While some people do seem to have a knack for multi-tasking, and in some cases all humans do as well, majority of us mere mortals need to focus on one thing at a time or else we either go bonkers or lose track of our task. Or both. So the ZTD recommendation is to pick a task to do, preferably from Big Rocks or MITs first, and stick to doing that task until either you complete it or until the timer rings.

This is where fans of the Pomodoro Technique get all giddy. At its simplest, it just means deciding on a fixed amount of time, the default being 25 minutes, and doing one task and one task only during that time without interruption. And when the time’s up, you stop completely and take a short break, usually 5 minutes. After four such periods, you take an even longer break, usually 30 minutes. The prescribed times don’t always work for everyone. In fact, having fixed times might not work for all sorts of tasks, especially those that involve being “in the zone”. That’s why ZTD suggests either setting a fixed time or a fixed goal. What’s important is that you commit to one task and one task alone and to do it for a certain period without interruption. And then you stop.

Taking breaks

Imagine reading a book or even just a paragraph that doesn’t have any punctuation in it, not even a comma. Better yet, try watching some of the game reviews from The Escapist’s Zero Punctuation series. You will most likely feel out of breath, perhaps confused even. That’s the same effect you get when you do things for hours on end or jump from one task to another without so much as a breather. Your brain might still raring to go (somewhat doubtful), but your body is calling it quits. It’s good to listen to your body from time to time.

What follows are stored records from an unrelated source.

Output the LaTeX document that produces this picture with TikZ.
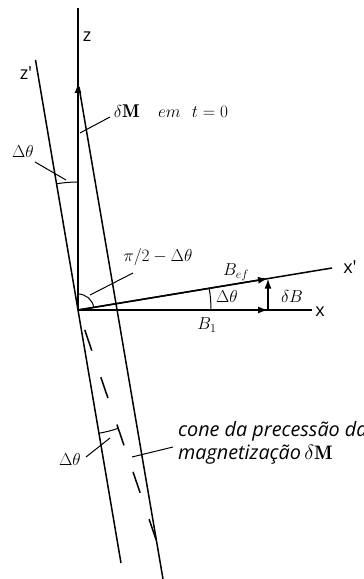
\documentclass[tikz,border=0pt]{standalone}
\usepackage{fontspec}
\usepackage{amsmath}
\newfontfamily\labfont{Open Sans}
\usetikzlibrary{arrows.meta,calc}
\begin{document}
\begin{tikzpicture}[x=1pt,y=1pt,
  axis/.style={line width=1.5pt},
  vec/.style={line width=1.5pt,-{Latex[length=10pt,width=7pt]}},
  lead/.style={line width=1pt},
  angarc/.style={line width=1pt},
  mlab/.style={font=\fontsize{18.5}{21}\selectfont,inner sep=0pt},
  slab/.style={font=\labfont\fontsize{18}{21}\selectfont,inner sep=0pt},
  ilab/.style={font=\labfont\itshape\fontsize{19.8}{22}\selectfont,inner sep=0pt,anchor=base west}]
\useasboundingbox (0,0) rectangle (364,579);
% key points
\coordinate (O) at (78,269);
\coordinate (Ztop) at (78,571);
\coordinate (T) at (78,496);
\coordinate (Rtop) at (79,492);
\coordinate (Rbot) at (163,0);
\coordinate (Zpt) at (35.5,519);
\coordinate (Zpb) at (121,16);
\coordinate (D) at (156.5,38);
\coordinate (X) at (312,269);
\coordinate (B1) at (268,269);
\coordinate (Xp) at (332,311);
\coordinate (Bef) at (268,300.4);
% axes
\draw[axis] (O) -- (Ztop);
\draw[axis] (Zpt) -- (Zpb);
\draw[axis] (Rtop) -- (Rbot);
\draw[axis] (O) -- (X);
\draw[axis] (O) -- (Xp);
\draw[axis,dash pattern=on 22pt off 28pt,dash phase=29pt] (O) -- (D);
% vectors
\draw[vec] (O) -- (T);
\draw[vec] (O) -- (B1);
\draw[vec] (O) -- (Bef);
\draw[vec] (B1) -- (Bef);
% angle arcs
\draw[angarc] ([shift={(90:128)}]O) arc[start angle=90,end angle=99.6,radius=128];
\draw[angarc] ([shift={(9.4:16)}]O) arc[start angle=9.4,end angle=90,radius=16];
\draw[angarc] ([shift={(0:133)}]O) arc[start angle=0,end angle=9.4,radius=133];
\draw[angarc] ([shift={(-80.4:125)}]O) arc[start angle=-80.4,end angle=-71.2,radius=125];
% labels
\node[slab] (lz) at (87,542) {z};
\node[slab] (lzp) at (26,506) {z\textquotesingle};
\node[slab] (lx) at (320,267) {x};
\node[slab] (lxp) at (350,312) {x\textquotesingle};
\node[mlab] (ldM) at (171,468) {$\delta\mathbf{M}\quad em\ \ t=0$};
\node[mlab] (lt1) at (23,427) {$\Delta\theta$};
\node[mlab] (lpi) at (158,322) {$\pi/2-\Delta\theta$};
\node[mlab] (lBef) at (236,307) {$B_{ef}$};
\node[mlab] (lt2) at (227,282) {$\Delta\theta$};
\node[mlab] (ldB) at (292,282) {$\delta B$};
\node[mlab] (lB1) at (207,254) {$B_1$};
\node[mlab] (lt3) at (70,119) {$\Delta\theta$};
\node[ilab] (lc1) at (178,142) {cone da precessão da};
\node[ilab] (lc2) at (178,119) {magnetização\,{\fontsize{19.5}{22}\selectfont$\delta\mathbf{M}$}};
% leaders
\coordinate (a1) at (80,446); \coordinate (a2) at (110,462);
\draw[lead] (a1) -- (a2);
\coordinate (b1) at (35,417); \coordinate (b2) at (66,399);
\draw[lead] (b1) -- (b2);
\coordinate (c1) at (133,306); \coordinate (c2) at (90,284);
\draw[lead] (c1) -- (c2);
\coordinate (d1) at (86,122); \coordinate (d2) at (110,141);
\draw[lead] (d1) -- (d2);
\coordinate (e1) at (132,122); \coordinate (e2) at (173,132);
\draw[lead] (e1) -- (e2);
\end{tikzpicture}
\end{document}
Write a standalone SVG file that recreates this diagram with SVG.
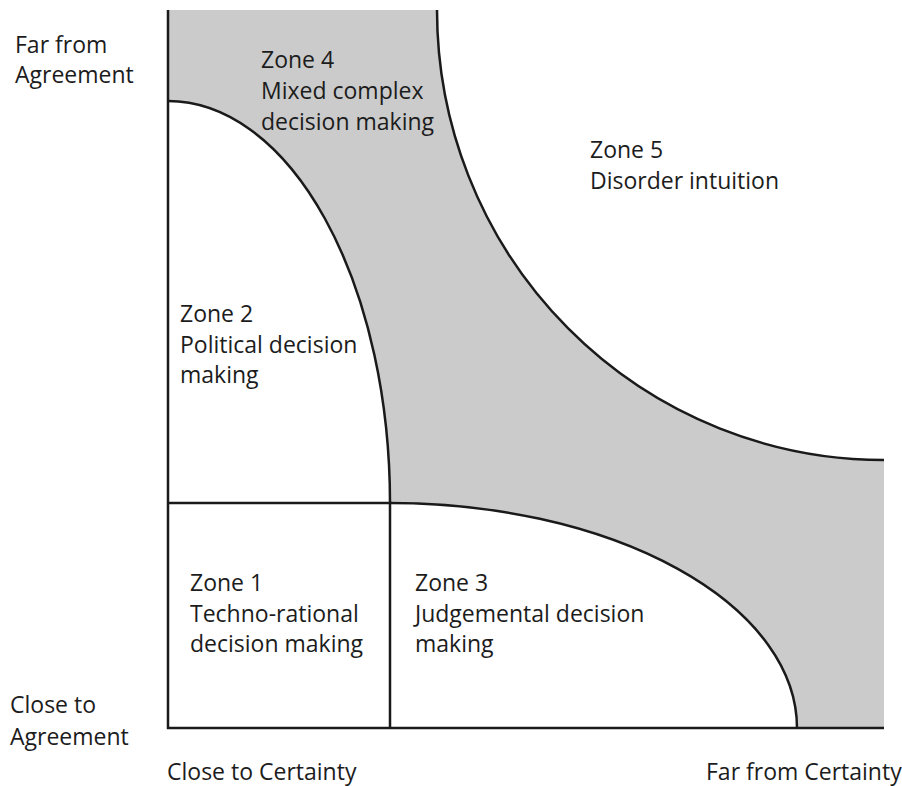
<svg xmlns="http://www.w3.org/2000/svg" width="902" height="786" viewBox="0 0 902 786">
<style>
  text { font-family: "Open Sans", "Liberation Sans", sans-serif; font-size: 23px; fill: #1c1c1c; }
  .ln { fill: none; stroke: #1a1a1a; stroke-width: 2.5; }
  .zone { fill: #cbcbcb; stroke: none; }
</style>
<rect width="902" height="786" fill="#fff"/>
<g id="zone4-zone5-band">
  <path class="zone" d="M168,10 L437,10 A447,450 0 0,0 884,460 L884,728 L797,728 A407,225 0 0,0 390,503 A222,402 0 0,0 168,101 Z"/>
</g>
<g id="connectors">
  <path class="ln" d="M437,10 A447,450 0 0,0 884,460"/>
  <path class="ln" d="M797,728 A407,225 0 0,0 390,503"/>
  <path class="ln" d="M390,503 A222,402 0 0,0 168,101"/>
  <path class="ln" d="M168,10 L168,728 L884,728"/>
  <path class="ln" d="M168,503 L390,503 L390,728"/>
</g>
<g id="zone1">
  <text x="190" y="591">Zone 1</text>
  <text x="190" y="622">Techno-rational</text>
  <text x="190" y="652">decision making</text>
</g>
<g id="zone2">
  <text x="180" y="322">Zone 2</text>
  <text x="180" y="353">Political decision</text>
  <text x="180" y="383">making</text>
</g>
<g id="zone3">
  <text x="415" y="591">Zone 3</text>
  <text x="415" y="622">Judgemental decision</text>
  <text x="415" y="652">making</text>
</g>
<g id="zone4">
  <text x="261" y="68">Zone 4</text>
  <text x="261" y="99">Mixed complex</text>
  <text x="261" y="130">decision making</text>
</g>
<g id="zone5">
  <text x="590" y="158">Zone 5</text>
  <text x="590" y="189">Disorder intuition</text>
</g>
<g id="axis-labels">
  <text x="15" y="53">Far from</text>
  <text x="15" y="83">Agreement</text>
  <text x="10" y="713">Close to</text>
  <text x="10" y="745">Agreement</text>
  <text x="167" y="780">Close to Certainty</text>
  <text x="706" y="780">Far from Certainty</text>
</g>
</svg>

Taking a break is just as important as doing the task itself. It allows you to step back and assess a situation, properly park a task or project, switch contexts with minimal penalties, or just give your brain and body time to recover and repair. Never forget to breathe.

Managing distractions

Almost all productivity methods and advice, including ZTD, recommend shutting yourself off from the outside world, or at least from the Internet, during those 25 minutes of sheer productivity. That has never really been useful for me. That is an ideal situation that very few people enjoy. There are also some types of jobs where not getting interrupted every few minutes is a sign of a catastrophe.

For me, managing interruptions that inevitably happen is just as important, or even more important, than avoiding them. Some of these methods do have techniques for handling distraction, but they present them more as an exception and emergency technique. I consider them to be the rule.

The idea for dealing with distractions is rather simple and ties in with Habit 1 (Collection). Just note (or dump into your inbox) anything that interrupts you (that isn’t a person). Reminders, notes, ideas, etc. Then you immediately get back to your task. The point is to have a visible reminder of the interruption for you to handle later when you have the time. This is probably the one place where I’ll concede paper works best. Unless you already have a quick input system on your computer or mobile device.

The one exception is when the interruption is so important or urgent that you really have to make the context switch. In this case it is your current task that you have to log into your notes. This is to remind you where you left off when you come back to it after you’ve dealt with whatever it was that invaded your precious time.

Celebrating victories

This part is less about doing and more about after it gets done. There is rightly more emphasis placed on the actual act of doing, but that doesn’t mean “done” is less important. There is a rising trend these days to have a “Done List” in addition to a “To Do List”. Some todo apps, like Todoist, have an archive or history for you to view what has already been marked off from your lists. Paper todo lists have archiving built in.

The Done List serves a couple purposes. It keeps a history of the steps you’ve taken to get to where you are. It can serve as a motivation to remind yourself that you haven’t really been unproductive. It can also serve as data you can use to study your habits. And it also serves as a remind to reward yourself for a job well done.